The atmospheric deposition with increased concentrations of Al compounds (especially in immediate proximity from Kandalaksha aluminum plant) can result in collecting and accumulating of Al mainly by soil horizons, tissues of some plants (e.g., moss, club-moss, etc.), and water ecosystems. The influence of the tree canopy can result in intensification of Al migrations, but such situation (in natural background conditions) is supported by particular equilibrium between various components of the environment. Under the influence of air industrial pollution this equilibrium can be broken.


CONCLUSION

Problems of distributions and accumulation of Al compounds are especially urgent for the region of location of the aluminum industry plant and some other areas, subject to influence of the industrial factors in the Kola Peninsula. Acidity of the snow cover and rainwater / throughfall increased with distances from aluminum plant (in Kandalaksha area). Acidity of atmospheric deposition in Kandalaksha area was less, compared with Monchegorsk area, and some other areas in the Kola Peninsula. The values of pH do not exceed values of 5-5.5 (between the crown) and values of 4-4.2 (under the crown) at all distances from aluminum plant. Acidity under the crown is very higher as compared with acidity between the crown of pine trees. Concentrations of Al in atmospheric deposition in winter and in vegetation period increased at close distances from Kandalaksha aluminum plant. Especially well it is noticeable at distances of 6-8 (up to 9) kms from the plant (in Kandalaksha area). Concentrations of Al in other areas in the Kola Peninsula were less than that. Concentrations of Al become less with the increasing distances from the aluminum plant. Compounds of Al, acting from the atmosphere, precipitate on the surface of needles, branches, and trunks of pine trees, and with atmospheric deposition they get in soil surface, because deposition under the crown becomes more saturated with Al. In North forest ecosystems in winter and in vegetation period the transformation of atmospheric deposition by crowns of pine trees is observed.

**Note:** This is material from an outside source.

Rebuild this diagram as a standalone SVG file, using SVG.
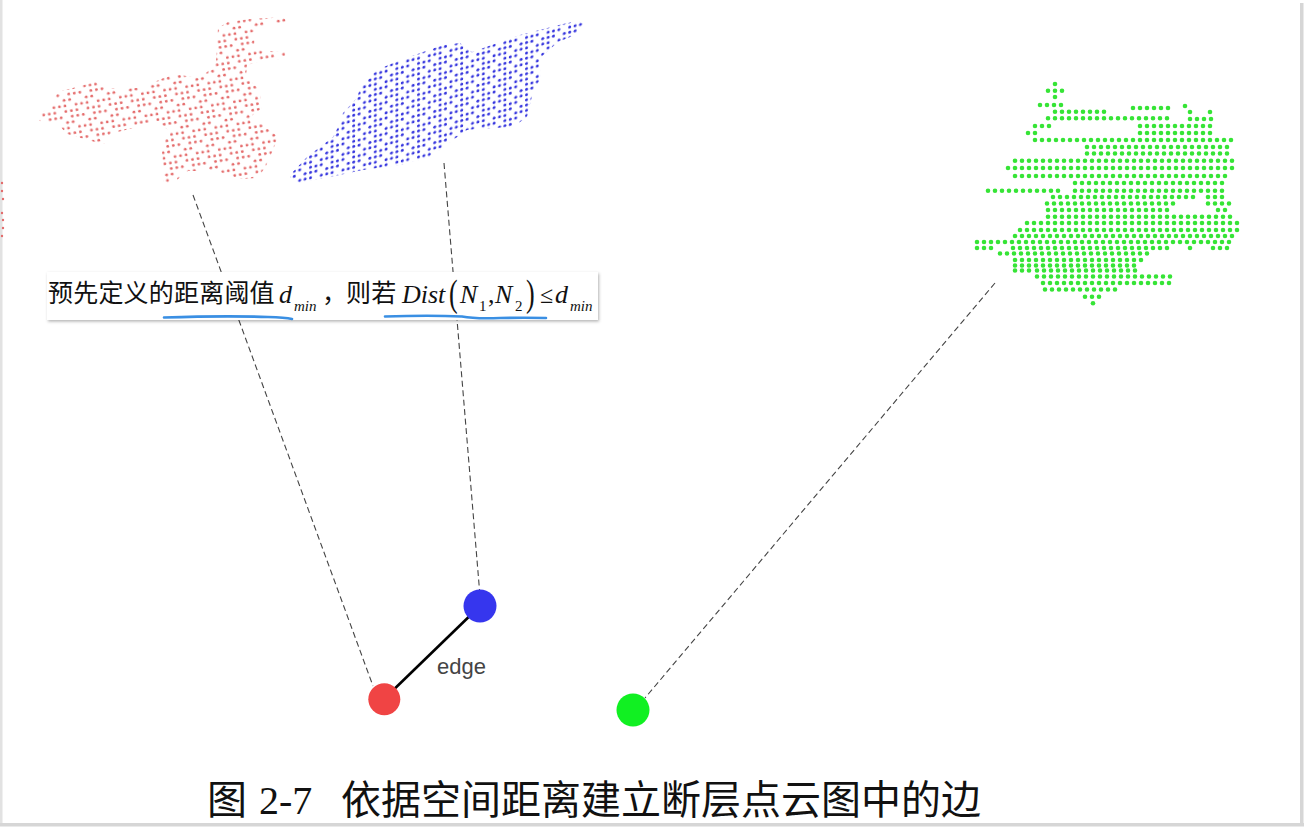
<svg xmlns="http://www.w3.org/2000/svg" width="1309" height="830" viewBox="0 0 1309 830">
<style>
.cj{font-family:"Noto Sans CJK SC","Noto Sans CJK JP",sans-serif;fill:#111}
.mi{font-family:"Liberation Serif",serif;font-style:italic;fill:#111}
.mr{font-family:"Liberation Serif",serif;fill:#111}
.dash{stroke:#444;stroke-width:1.1;stroke-dasharray:6 3.5;fill:none}
#cloud-green line{stroke:#36e436;stroke-width:4.6;stroke-linecap:round;stroke-dasharray:0 7}
.stray{fill:#e36b6b}
.rd{fill:#e46a6a}
.bd{fill:#3535de}
.ul{stroke:#3a8fe3;stroke-width:2.6;stroke-linecap:round;fill:none}
</style>
<defs>
<pattern id="pr" patternUnits="userSpaceOnUse" width="22.4" height="22.4" patternTransform="rotate(-9)">
<circle class="rd" cx="2.8" cy="2.8" r="1.4"/><circle class="rd" cx="14" cy="2.8" r="1.4"/><circle class="rd" cx="19.6" cy="2.8" r="1.4"/>
<circle class="rd" cx="2.8" cy="8.4" r="1.4"/><circle class="rd" cx="8.4" cy="8.4" r="1.4"/><circle class="rd" cx="14" cy="8.4" r="1.4"/>
<circle class="rd" cx="8.4" cy="14" r="1.4"/><circle class="rd" cx="14" cy="14" r="1.4"/><circle class="rd" cx="19.6" cy="14" r="1.4"/>
<circle class="rd" cx="2.8" cy="19.6" r="1.4"/><circle class="rd" cx="8.4" cy="19.6" r="1.4"/>
</pattern>
<pattern id="pb" patternUnits="userSpaceOnUse" width="21.6" height="15.6" patternTransform="skewY(-13.5)">
<circle class="bd" cx="2.7" cy="2.6" r="1.5"/><circle class="bd" cx="8.1" cy="2.6" r="1.5"/><circle class="bd" cx="18.9" cy="2.6" r="1.5"/>
<circle class="bd" cx="8.1" cy="7.8" r="1.5"/><circle class="bd" cx="13.5" cy="7.8" r="1.5"/><circle class="bd" cx="18.9" cy="7.8" r="1.5"/>
<circle class="bd" cx="2.7" cy="13" r="1.5"/><circle class="bd" cx="8.1" cy="13" r="1.5"/><circle class="bd" cx="13.5" cy="13" r="1.5"/>
</pattern>
<filter id="sh" x="-5%" y="-30%" width="110%" height="160%">
<feDropShadow dx="1" dy="1.5" stdDeviation="1.5" flood-color="#000" flood-opacity="0.3"/>
</filter>
</defs>
<rect width="1309" height="830" fill="#fff"/>
<rect x="0" y="0" width="2.5" height="826" fill="#e2e2e2"/>
<rect x="1300" y="3" width="3.5" height="823" fill="#d6d6d6"/>
<rect x="0" y="823" width="1304" height="3.5" fill="#d6d6d6"/>

<g id="stray-red">
<circle class="stray" cx="2" cy="183" r="1.2"/><circle class="stray" cx="2" cy="191" r="1.2"/><circle class="stray" cx="3" cy="199" r="1.2"/><circle class="stray" cx="2" cy="213" r="1.2"/><circle class="stray" cx="3" cy="220" r="1.2"/><circle class="stray" cx="3" cy="228" r="1.2"/><circle class="stray" cx="2" cy="236" r="1.2"/>
</g>

<g id="cloud-red">
<polygon fill="url(#pr)" points="37,117 50,106 58,92 95,82 110,88 140,88 173,74 200,78 213,67 216,62 218,28 228,22 250,19 285,17 286,23 255,27 254,50 285,52 286,58 258,62 247,65 246,77 260,90 262,108 250,117 267,127 278,137 273,150 265,168 257,178 240,179 217,171 188,171 173,183 164,183 162,152 168,130 157,121 133,128 110,134 104,144 95,142 67,134 58,124 40,121"/>
</g>

<g id="cloud-blue">
<polygon fill="url(#pb)" points="290,175 307,157 333,137 340,123 343,113 357,98 362,82 377,70 393,63 423,52 443,45 460,43 472,52 520,35 563,24 578,21 585,24 575,35 558,42 540,58 541,78 533,92 527,117 513,127 493,128 467,130 453,140 430,157 400,165 363,170 330,177 300,183 292,182"/>
</g>

<g id="cloud-green">
<line x1="1055" y1="84" x2="1055.5" y2="84"/>
<line x1="1048" y1="90.7" x2="1062.5" y2="90.7"/>
<line x1="1055" y1="97" x2="1055.5" y2="97"/>
<line x1="1040" y1="105" x2="1061.5" y2="105"/>
<line x1="1055" y1="111.7" x2="1104.5" y2="111.7"/>
<line x1="1133" y1="108" x2="1168.5" y2="108"/>
<line x1="1185" y1="106" x2="1185.5" y2="106"/>
<line x1="1190" y1="112" x2="1190.5" y2="112"/>
<line x1="1210" y1="112" x2="1210.5" y2="112"/>
<line x1="1048" y1="118.3" x2="1167.5" y2="118.3"/>
<line x1="1190" y1="119" x2="1211.5" y2="119"/>
<line x1="1035" y1="126" x2="1049.5" y2="126"/>
<line x1="1140" y1="126" x2="1210.5" y2="126"/>
<line x1="1028" y1="133" x2="1035.5" y2="133"/>
<line x1="1140" y1="133" x2="1210.5" y2="133"/>
<line x1="1035" y1="140" x2="1232.5" y2="140"/>
<line x1="1087" y1="147" x2="1232.5" y2="147"/>
<line x1="1087" y1="153.5" x2="1230.5" y2="153.5"/>
<line x1="1015" y1="160.7" x2="1237.5" y2="160.7"/>
<line x1="1008" y1="168" x2="1233.5" y2="168"/>
<line x1="1015" y1="176" x2="1230.5" y2="176"/>
<line x1="1075" y1="183" x2="1227.5" y2="183"/>
<line x1="988" y1="190.7" x2="1063.5" y2="190.7"/>
<line x1="1075" y1="190.7" x2="1227.5" y2="190.7"/>
<line x1="1053" y1="197" x2="1193.5" y2="197"/>
<line x1="1208" y1="197" x2="1227.5" y2="197"/>
<line x1="1047" y1="203.5" x2="1177.5" y2="203.5"/>
<line x1="1208" y1="203.5" x2="1229.5" y2="203.5"/>
<line x1="1048" y1="210" x2="1173.5" y2="210"/>
<line x1="1218" y1="210" x2="1229.5" y2="210"/>
<line x1="1048" y1="216.7" x2="1230.5" y2="216.7"/>
<line x1="1027" y1="223" x2="1237.5" y2="223"/>
<line x1="1020" y1="230" x2="1237.5" y2="230"/>
<line x1="1015" y1="236" x2="1233.5" y2="236"/>
<line x1="977" y1="242" x2="1235.5" y2="242"/>
<line x1="977" y1="248" x2="991.5" y2="248"/>
<line x1="1013" y1="248" x2="1173.5" y2="248"/>
<line x1="1190" y1="248" x2="1190.5" y2="248"/>
<line x1="1213" y1="248" x2="1233.5" y2="248"/>
<line x1="1000" y1="253.5" x2="1150.5" y2="253.5"/>
<line x1="1015" y1="260" x2="1143.5" y2="260"/>
<line x1="1015" y1="265.5" x2="1136.5" y2="265.5"/>
<line x1="1015" y1="270.5" x2="1029.5" y2="270.5"/>
<line x1="1037" y1="270.5" x2="1136.5" y2="270.5"/>
<line x1="1037" y1="276.5" x2="1170.5" y2="276.5"/>
<line x1="1043" y1="283" x2="1169.5" y2="283"/>
<line x1="1045" y1="289.5" x2="1120.5" y2="289.5"/>
<line x1="1085" y1="296.7" x2="1099.5" y2="296.7"/>
<line x1="1093" y1="303.3" x2="1093.5" y2="303.3"/>
</g>

<g id="connectors">
<line class="dash" x1="193" y1="195" x2="373" y2="686"/>
<line class="dash" x1="444" y1="163" x2="479.5" y2="590"/>
<line class="dash" x1="995" y1="283" x2="645" y2="698"/>
<line x1="384" y1="699" x2="480" y2="606" stroke="#000" stroke-width="2.6"/>
<text x="437" y="674" font-family="Liberation Sans, Arial, sans-serif" font-size="22" fill="#444">edge</text>
</g>

<g id="note">
<rect x="47" y="272" width="551" height="48" fill="#fff" filter="url(#sh)"/>
<text class="cj" x="48" y="302" font-size="25" letter-spacing="0.2">预先定义的距离阈值</text>
<text class="mi" x="279" y="303" font-size="26">d</text>
<text class="mi" x="294" y="311" font-size="15">min</text>
<text class="cj" x="322" y="302" font-size="25">，</text>
<text class="cj" x="346" y="302" font-size="25" letter-spacing="0.2">则若</text>
<text class="mi" x="402" y="303" font-size="26">Dist</text>
<text class="mr" font-size="26" transform="translate(449,306) scale(1,1.45)">(</text>
<text class="mi" x="460" y="303" font-size="26">N</text>
<text class="mr" x="479" y="311" font-size="15">1</text>
<text class="mr" x="488" y="303" font-size="26">,</text>
<text class="mi" x="495" y="303" font-size="26">N</text>
<text class="mr" x="515" y="311" font-size="15">2</text>
<text class="mr" font-size="26" transform="translate(526,306) scale(1,1.45)">)</text>
<text class="mr" x="540" y="303" font-size="24">≤</text>
<text class="mi" x="555" y="303" font-size="26">d</text>
<text class="mi" x="570" y="311" font-size="15">min</text>
<path class="ul" d="M164,317.5 Q225,315.5 268,317 Q285,317.5 292,319"/>
<path class="ul" d="M385,316.5 Q430,315 462,316.5 Q475,319 500,318 Q525,317.5 546,318"/>
</g>

<g id="node-red"><circle cx="384.3" cy="699.3" r="16" fill="#f04444"/></g>
<g id="node-blue"><circle cx="480" cy="606" r="16.5" fill="#3636ee"/></g>
<g id="node-green"><circle cx="633" cy="710" r="16.5" fill="#11f022"/></g>

<g id="caption">
<text class="cj" x="207" y="814" font-size="40">图</text>
<text class="mr" x="259" y="814" font-size="40">2-7</text>
<text class="cj" x="341" y="814" font-size="40">依据空间距离建立断层点云图中的边</text>
</g>
</svg>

However, the degree of transformation of deposition is different, - a stronger transformation occurs in vegetation period. Pollution of the atmosphere and atmospheric deposition with Al compounds (in high concentrations) can cause the accumulation of this element in soil and other components of the environment. High acidity of deposition can result in strengthening mobility and activity of Al in terrestrial ecosystems. Because need in additional studies seems to be vital.

The ways of solutions of these problems are:1. increase of the investments into modernization of existing inventory; 2. making environment friendly technologies in productions of Al, including build modem electrolysis shops, adopting the direction to diminution of the content of harmful substances in the air of industrial premises and decrease of harmfulness of industrial exhausts in the atmosphere. Also is necessary complex estimation and monitoring of states of environment.